TOTOPE, Ghana: The old shore road to
Totope is now under the sea. Developers began carving out another road, but it
was washed away so often they abandoned it. Now the road to this village is just
a track across the sand.
On this southern coast of Ghana, the
Atlantic Ocean is rising. Every few years, residents of a string of villages
leave their homes and build new ones farther back, abandoning them to the
encroaching sand and water.
But Totope has no place left to run. It
is squeezed between the ocean and the Songho Lagoon, and the villagers say that
in a few years they will have to go.
"When I was young, you had to
climb a coconut tree to see the sea," said Alex Horgah, a 57-year-old fisherman,
sitting under a thatch shelter. The old men of the village say every year the
shore advances a few yards (meters).
No one knows why the sea has
risen here so steadily over the decades, and no scientists have come to collect
data.
But if predictions of the impact of climate change run true,
this could be a preview for many coastal areas.
In Accra, Ghana's
capital about 60 miles (100 kilometers) to the west, a weeklong 160-nation
conference is meeting through Wednesday to work on a treaty to limit global
warming and combat the consequences of climate change.
Negotiators
have a deadline of December 2009 to complete one of the most complex and
difficult international agreements in history.

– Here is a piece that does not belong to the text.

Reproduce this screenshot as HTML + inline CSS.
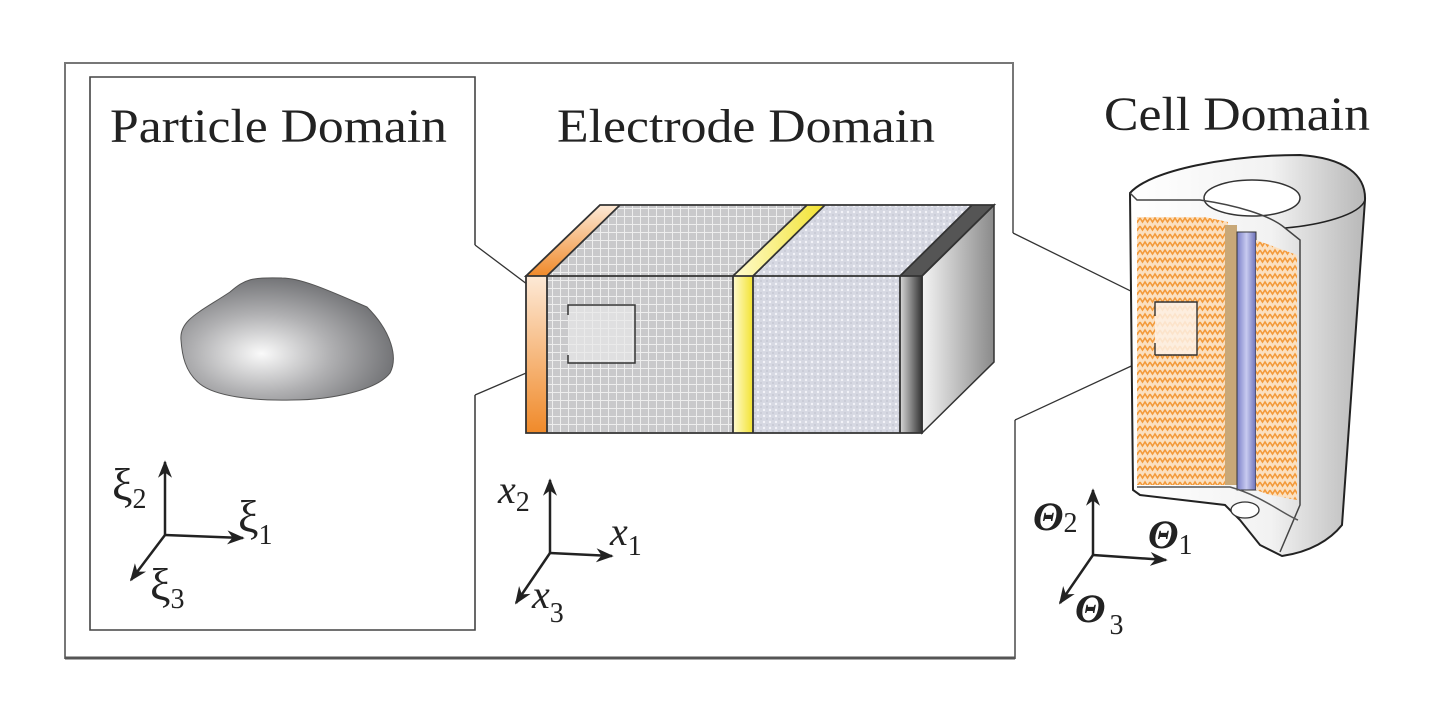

They need to map out ways to
drastically reduce emissions of carbon and other greenhouse gases blamed for
global warming, and devise a flow of hundreds of billions of dollars every year
to help poor countries cope with changing weather.
Scientists say
rising sea levels will be one of the most severe consequences of global warming,
along with more drought and floods, the extinction of species of plants, animals
and insects, and greater stress on water supplies for millions of
people.
The world's oceans have been rising an average of 3
millimeters (0.12 inches) a year since 1993, according to a 2007 report by the
Intergovernmental Panel on Climate Change, drawing on the work of some 2,000
scientists.
The panel warned that unless global warming is reined in,
millions of seaside dwellers will experience flooding, up to one-third of
coastal wetlands will be lost, and increasingly ferocious storms will batter the
shores.
The disaster scenarios for the future are today's reality for
the 1,000 people of Totope.
Abandoned concrete buildings are half
submerged under sand. Thatched huts have been repeatedly moved back. And about
one mile (1.6 kilometers) offshore, an entire settlement lies deep under the
water, submerged many years ago. Fishermen say they have to detour around the
old underwater buildings which snag their nets.
"Every year the sea
comes closer. We keep moving the village, and we are being pushed down to the
lagoon," said Ebenezer Koranteng, 70.
He thought the village would
become unlivable within five years. As if the encroaching sea was not bad
enough, the village faces more misery: Fishing stocks have declined, and modern
trawlers are scooping up most of what's left.
The beach is littered
in plastic garbage dumped into the ocean from Accra and other towns. The
villagers have taken tons of the plastic to the lagoon and covered it with sand,
creating a landfill to give them a few more meters (yards) of space and a few
more years to live on this spot.
Horgah said the village wants to
move. Land has been found on the other side of the lagoon, where they could farm
and continue fishing the lagoon. But the property costs US$45,000, and it would
take that much again to rebuild the homes.
Heather McGray, of the
World Resources Institute, who visited Totope with a reporter Monday, said it
would be the kind of village that would benefit from the fund that negotiators
want to raise to help climate-stressed areas.
"It's a problem of
money," she said. With one percent of the funds that could be raised in the
United States, "we could move 10,000 villages like this one."